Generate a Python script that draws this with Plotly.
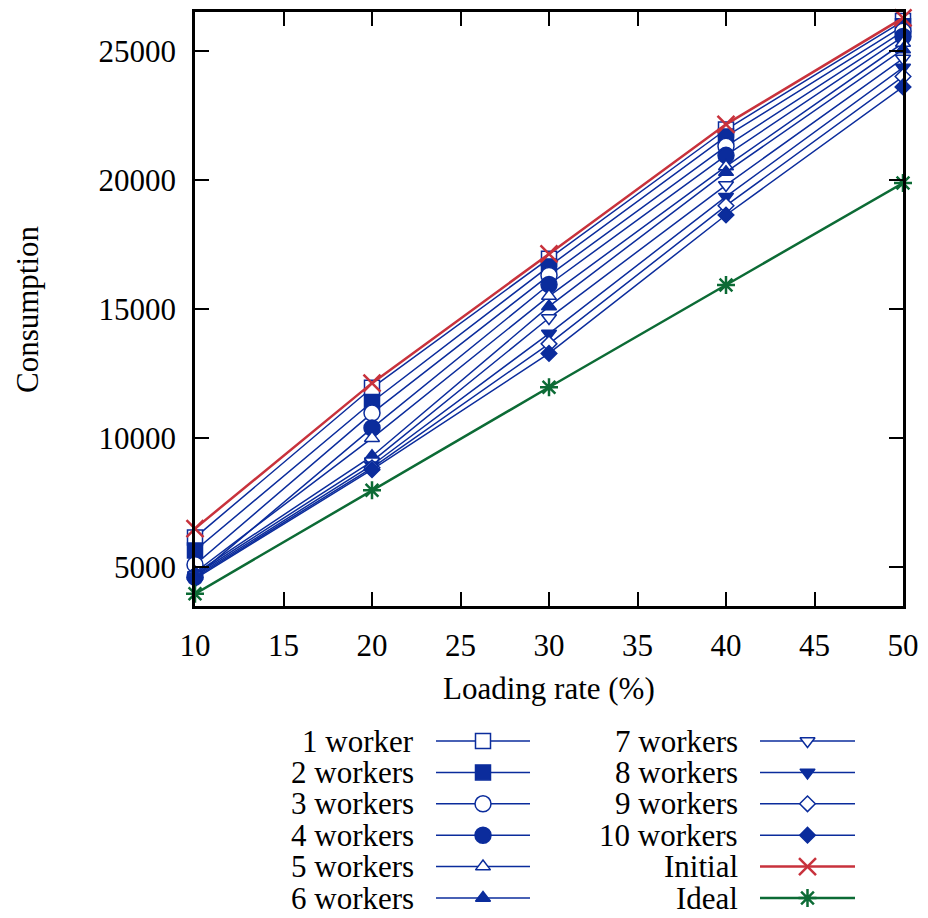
import plotly.graph_objects as go

# the page body adds an 8px margin; design in page pixels and shift
OFF = 8
W, H = 928 - OFF, 918 - OFF

loading = [10, 20, 30, 40, 50]

names = ["1 worker", "2 workers", "3 workers", "4 workers", "5 workers",
         "6 workers", "7 workers", "8 workers", "9 workers", "10 workers",
         "Initial", "Ideal"]

w1 = [6150, 11950, 16950, 21950, 26150]
w2 = [5650, 11400, 16650, 21680, 25950]
w3 = [5100, 10970, 16300, 21300, 25750]
w4 = [4620, 10390, 15950, 20950, 25550]
w5 = [4800, 10000, 15500, 20520, 25300]
w6 = [4750, 9300, 15100, 20300, 25050]
w7 = [4700, 9100, 14650, 19800, 24700]
w8 = [4650, 8950, 14050, 19350, 24350]
w9 = [4600, 8850, 13650, 19000, 24000]
w10 = [4550, 8780, 13280, 18640, 23600]
initial = [6500, 12130, 17130, 22150, 26270]
ideal = [3970, 7980, 11970, 15930, 19880]

series = [w1, w2, w3, w4, w5, w6, w7, w8, w9, w10, initial, ideal]

x_ticks = [10, 15, 20, 25, 30, 35, 40, 45, 50]
y_ticks = [5000, 10000, 15000, 20000, 25000]

BLUE = "#0b2c9c"
RED = "#c8323c"
GREEN = "#0c6b35"
WHITE = "#ffffff"

# style per series: (symbol, size, fill, line colour, line width, marker line width)
styles = [
    ("square", 15, WHITE, BLUE, 1.5, 1.5),
    ("square", 15, BLUE, BLUE, 1.5, 1.5),
    ("circle", 16, WHITE, BLUE, 1.5, 1.5),
    ("circle", 16, BLUE, BLUE, 1.5, 1.5),
    ("triangle-up", 13, WHITE, BLUE, 1.5, 1.5),
    ("triangle-up", 13, BLUE, BLUE, 1.5, 1.5),
    ("triangle-down", 13, WHITE, BLUE, 1.5, 1.5),
    ("triangle-down", 13, BLUE, BLUE, 1.5, 1.5),
    ("diamond", 12, WHITE, BLUE, 1.5, 1.5),
    ("diamond", 12, BLUE, BLUE, 1.5, 1.5),
    ("x-thin", 17, RED, RED, 2.5, 2.5),
    ("asterisk", 15, GREEN, GREEN, 2.5, 2.5),
]

FONT = "Liberation Serif"
FS = 31


def px(v):
    return v - OFF


fig = go.Figure()

for name, ys, st in zip(names, series, styles):
    sym, size, fill, col, lw, mlw = st
    fig.add_trace(go.Scatter(
        x=loading, y=ys, name=name, mode="lines+markers",
        line=dict(color=col, width=lw),
        marker=dict(symbol=sym, size=size, color=fill,
                    line=dict(color=col, width=mlw)),
        cliponaxis=False, showlegend=False,
        xaxis="x", yaxis="y",
    ))

# ---- hand-made legend (gnuplot style: text right-aligned, sample on the right)
rows = 6
row_y0, row_dy = 741, 31.4
col_text_x = [416, 740]
col_line = [(436, 530), (760, 855)]
annotations = []
for i, (name, st) in enumerate(zip(names, styles)):
    sym, size, fill, col, lw, mlw = st
    c, r = divmod(i, rows)
    yy = px(row_y0 + r * row_dy)
    xa, xb = px(col_line[c][0]), px(col_line[c][1])
    xm = (xa + xb) / 2
    fig.add_trace(go.Scatter(
        x=[xa, xm, xb], y=[yy, yy, yy], mode="lines",
        line=dict(color=col, width=lw), showlegend=False, hoverinfo="skip",
        xaxis="x2", yaxis="y2", cliponaxis=False,
    ))
    fig.add_trace(go.Scatter(
        x=[xm], y=[yy], mode="markers",
        marker=dict(symbol=sym, size=size, color=fill,
                    line=dict(color=col, width=mlw)),
        showlegend=False, hoverinfo="skip",
        xaxis="x2", yaxis="y2", cliponaxis=False,
    ))
    annotations.append(dict(
        x=px(col_text_x[c]), y=yy, xref="x2", yref="y2", text=name,
        showarrow=False, xanchor="right", yanchor="middle",
        font=dict(family=FONT, size=FS, color="black"),
    ))

# axis titles
annotations.append(dict(
    x=px(549), y=px(688), xref="x2", yref="y2",
    text="Loading rate (%)", showarrow=False, xanchor="center", yanchor="middle",
    font=dict(family=FONT, size=FS, color="black"),
))
annotations.append(dict(
    x=px(27), y=px(309), xref="x2", yref="y2",
    text="Consumption", showarrow=False, xanchor="center", yanchor="middle",
    textangle=-90, font=dict(family=FONT, size=FS, color="black"),
))

px_left, px_right, px_top, px_bottom = px(195), px(903), px(12), px(606)

axis_common = dict(
    showline=True, linecolor="black", linewidth=2.5, mirror="ticks",
    ticks="inside", ticklen=14, tickwidth=2, tickcolor="black",
    showgrid=False, zeroline=False, automargin=False,
    tickfont=dict(family=FONT, size=FS, color="black"),
    ticklabelstandoff=10,
)

fig.update_layout(
    width=W, height=H, autosize=False,
    margin=dict(l=0, r=0, t=0, b=0, pad=0, autoexpand=False),
    paper_bgcolor="white", plot_bgcolor="rgba(0,0,0,0)",
    showlegend=False,
    xaxis=dict(
        domain=[px_left / W, px_right / W], range=[10, 50],
        tickvals=x_ticks, ticktext=[str(v) for v in x_ticks],
        anchor="y", **axis_common,
    ),
    yaxis=dict(
        domain=[1 - px_bottom / H, 1 - px_top / H], range=[3500, 26500],
        tickvals=y_ticks, ticktext=[str(v) for v in y_ticks],
        anchor="x", **axis_common,
    ),
    xaxis2=dict(domain=[0, 1], range=[0, W], visible=False, fixedrange=True,
                anchor="y2", automargin=False),
    yaxis2=dict(domain=[0, 1], range=[H, 0], visible=False, fixedrange=True,
                anchor="x2", automargin=False),
    annotations=annotations,
)

fig.write_html("out.html")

* * * * * * * * *

Set every line down exactly as written, leaving each picture out.

Result:
Generate a Python script that draws this with Plotly.
import plotly.graph_objects as go

# the page body adds an 8px margin; design in page pixels and shift
OFF = 8
W, H = 928 - OFF, 918 - OFF

loading = [10, 20, 30, 40, 50]

names = ["1 worker", "2 workers", "3 workers", "4 workers", "5 workers",
         "6 workers", "7 workers", "8 workers", "9 workers", "10 workers",
         "Initial", "Ideal"]

w1 = [6150, 11950, 16950, 21950, 26150]
w2 = [5650, 11400, 16650, 21680, 25950]
w3 = [5100, 10970, 16300, 21300, 25750]
w4 = [4620, 10390, 15950, 20950, 25550]
w5 = [4800, 10000, 15500, 20520, 25300]
w6 = [4750, 9300, 15100, 20300, 25050]
w7 = [4700, 9100, 14650, 19800, 24700]
w8 = [4650, 8950, 14050, 19350, 24350]
w9 = [4600, 8850, 13650, 19000, 24000]
w10 = [4550, 8780, 13280, 18640, 23600]
initial = [6500, 12130, 17130, 22150, 26270]
ideal = [3970, 7980, 11970, 15930, 19880]

series = [w1, w2, w3, w4, w5, w6, w7, w8, w9, w10, initial, ideal]

x_ticks = [10, 15, 20, 25, 30, 35, 40, 45, 50]
y_ticks = [5000, 10000, 15000, 20000, 25000]

BLUE = "#0b2c9c"
RED = "#c8323c"
GREEN = "#0c6b35"
WHITE = "#ffffff"

# style per series: (symbol, size, fill, line colour, line width, marker line width)
styles = [
    ("square", 15, WHITE, BLUE, 1.5, 1.5),
    ("square", 15, BLUE, BLUE, 1.5, 1.5),
    ("circle", 16, WHITE, BLUE, 1.5, 1.5),
    ("circle", 16, BLUE, BLUE, 1.5, 1.5),
    ("triangle-up", 13, WHITE, BLUE, 1.5, 1.5),
    ("triangle-up", 13, BLUE, BLUE, 1.5, 1.5),
    ("triangle-down", 13, WHITE, BLUE, 1.5, 1.5),
    ("triangle-down", 13, BLUE, BLUE, 1.5, 1.5),
    ("diamond", 12, WHITE, BLUE, 1.5, 1.5),
    ("diamond", 12, BLUE, BLUE, 1.5, 1.5),
    ("x-thin", 17, RED, RED, 2.5, 2.5),
    ("asterisk", 15, GREEN, GREEN, 2.5, 2.5),
]

FONT = "Liberation Serif"
FS = 31


def px(v):
    return v - OFF


fig = go.Figure()

for name, ys, st in zip(names, series, styles):
    sym, size, fill, col, lw, mlw = st
    fig.add_trace(go.Scatter(
        x=loading, y=ys, name=name, mode="lines+markers",
        line=dict(color=col, width=lw),
        marker=dict(symbol=sym, size=size, color=fill,
                    line=dict(color=col, width=mlw)),
        cliponaxis=False, showlegend=False,
        xaxis="x", yaxis="y",
    ))

# ---- hand-made legend (gnuplot style: text right-aligned, sample on the right)
rows = 6
row_y0, row_dy = 741, 31.4
col_text_x = [416, 740]
col_line = [(436, 530), (760, 855)]
annotations = []
for i, (name, st) in enumerate(zip(names, styles)):
    sym, size, fill, col, lw, mlw = st
    c, r = divmod(i, rows)
    yy = px(row_y0 + r * row_dy)
    xa, xb = px(col_line[c][0]), px(col_line[c][1])
    xm = (xa + xb) / 2
    fig.add_trace(go.Scatter(
        x=[xa, xm, xb], y=[yy, yy, yy], mode="lines",
        line=dict(color=col, width=lw), showlegend=False, hoverinfo="skip",
        xaxis="x2", yaxis="y2", cliponaxis=False,
    ))
    fig.add_trace(go.Scatter(
        x=[xm], y=[yy], mode="markers",
        marker=dict(symbol=sym, size=size, color=fill,
                    line=dict(color=col, width=mlw)),
        showlegend=False, hoverinfo="skip",
        xaxis="x2", yaxis="y2", cliponaxis=False,
    ))
    annotations.append(dict(
        x=px(col_text_x[c]), y=yy, xref="x2", yref="y2", text=name,
        showarrow=False, xanchor="right", yanchor="middle",
        font=dict(family=FONT, size=FS, color="black"),
    ))

# axis titles
annotations.append(dict(
    x=px(549), y=px(688), xref="x2", yref="y2",
    text="Loading rate (%)", showarrow=False, xanchor="center", yanchor="middle",
    font=dict(family=FONT, size=FS, color="black"),
))
annotations.append(dict(
    x=px(27), y=px(309), xref="x2", yref="y2",
    text="Consumption", showarrow=False, xanchor="center", yanchor="middle",
    textangle=-90, font=dict(family=FONT, size=FS, color="black"),
))

px_left, px_right, px_top, px_bottom = px(195), px(903), px(12), px(606)

axis_common = dict(
    showline=True, linecolor="black", linewidth=2.5, mirror="ticks",
    ticks="inside", ticklen=14, tickwidth=2, tickcolor="black",
    showgrid=False, zeroline=False, automargin=False,
    tickfont=dict(family=FONT, size=FS, color="black"),
    ticklabelstandoff=10,
)

fig.update_layout(
    width=W, height=H, autosize=False,
    margin=dict(l=0, r=0, t=0, b=0, pad=0, autoexpand=False),
    paper_bgcolor="white", plot_bgcolor="rgba(0,0,0,0)",
    showlegend=False,
    xaxis=dict(
        domain=[px_left / W, px_right / W], range=[10, 50],
        tickvals=x_ticks, ticktext=[str(v) for v in x_ticks],
        anchor="y", **axis_common,
    ),
    yaxis=dict(
        domain=[1 - px_bottom / H, 1 - px_top / H], range=[3500, 26500],
        tickvals=y_ticks, ticktext=[str(v) for v in y_ticks],
        anchor="x", **axis_common,
    ),
    xaxis2=dict(domain=[0, 1], range=[0, W], visible=False, fixedrange=True,
                anchor="y2", automargin=False),
    yaxis2=dict(domain=[0, 1], range=[H, 0], visible=False, fixedrange=True,
                anchor="x2", automargin=False),
    annotations=annotations,
)

fig.write_html("out.html")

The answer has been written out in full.